色々思いつくことは多かったが、私は大体において、本書でのリーの姿勢は真実であると思った。確かに西側メディアが批判するように、管理や規制が厳しすぎるという面はあると思う。例えば、住宅を持たせるために強制的に給料から積立金を取り出す、中央厚生年金基金制度は、結構ヤだな、なんて思ったりもした。別に持ち家じゃなくて借家で良いのに、何で天引き、それも政府からされなければならないんだろうか、と思った。また、マスコミの誤報を糾弾するのは正しいが、一部の誤報でそのメディアを殆ど締め出してしまうマスコミ管理も、やや行き過ぎのような印象がある。リーは本書内でそれに対して論理的に正当性を強調しているが、何か論理的になればなるほど感じ悪いよな、なんて思ってしまうのも確かだった。だが、そうは言ってもこのような政策はシンガポールの国民に受け入れられている。何故なら、リーの率いるPAPは政権に座って以来、一度も政権から滑り落ちていない。しかも、毎回議席の95%程度を占めるのである。これはPAPの選択眼・安定性・清廉さ・目標達成能力に、国民が信頼を寄せていること、尚且つ、国民がシンガポールの現状が続いて欲しいと願っているからだろう。長期政権に起こりがちな汚職や不正を完全に排除することで、安定を誇っている。ここまでストイックなまでに続けているのは、リーの「どうやったらシンガポールに富が植え付けられるか」という基本理念を達成しようという動機であるに他ならならない。彼はシンガポールの発展のために、本に書いたことをやって来て、余計なものはすべて排除してきたのである。国民がリーの政策が良いと認めているなら、それはシンガポールにとって真実であると思う。

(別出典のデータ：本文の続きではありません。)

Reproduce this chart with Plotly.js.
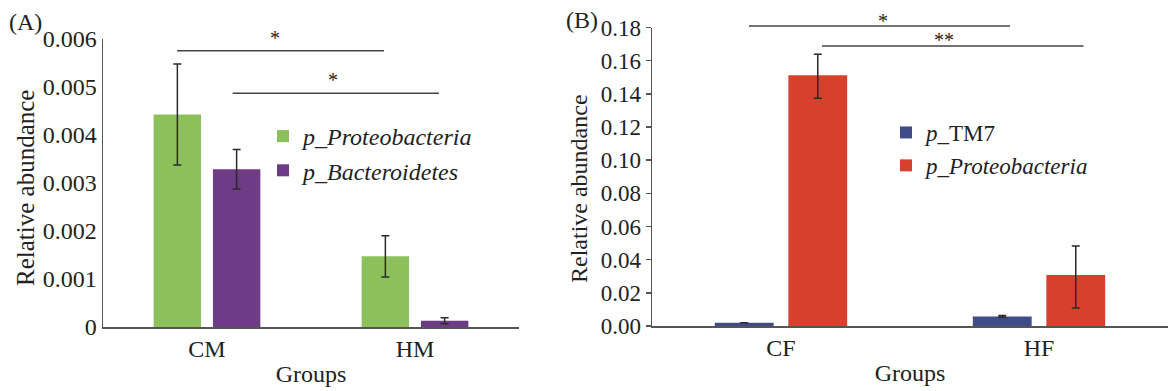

リーがこの回顧録を書いた目的は、実は警世であるらしい。前書きに書いてある。理由は、今の繁栄したシンガポールしか知らない若い世代が、何故こんなにシンガポールは努力をさせるのか、何故こんなに厳しいのか、という理由を知らずに、将来シンガポールが緩くなって落ちていくのに危機感を感じているからだと言う。今後、シンガポールはトップを占め、日本のように目的を見失って、努力を怠ってしまうかもしれない。その結果、地の利を生かした貿易事業でフツーの水準を保つかもしれないが、外資にとっては魅力が無くなり、町も荒廃し始めてしまうかもしれない。弱くなったら、周囲の大国に飲み込まれてしまうかもしれない。将来を危惧し、リーは本書を書いたようだ。今後、シンガポールがどうなるかは、究極的に私にとってはどうでもいいことである。だが、自分の育てた国が落ちて行くのに黙っていられない姿勢は、私にだって理解は出来る。

リー自身が前書きでも書いていて、訳者あとがきでも書いてあるのだが、この上下巻は別々の本と言う感じである。従って、上巻で書いてあったことで下巻(つまり1965年以降)にも書いてあったり、内容に重複が見られる。何しろシンガポールでも、上巻と下巻の出版には数年の隔たりがある。下巻の原版は2000年に発刊されたが、私は上巻に当たる著作を数年前に行った香港島の書店でみかけたのを覚えている。だが、こんなことを書かなくても、読めばこれが上下巻と判断することがあまり適当でないことは分かると思う。上巻は生い立ちからマレーシア追放・独立までを時系列的に書き進めているが、下巻ではテーマ毎に一話読みきりの「こち亀」のような構成である。また、上巻を読んでいなくても下巻に上巻で触れた内容も書かれていたりするので、下巻だけ読んでもまるで違和感無く楽しめる本であると思う。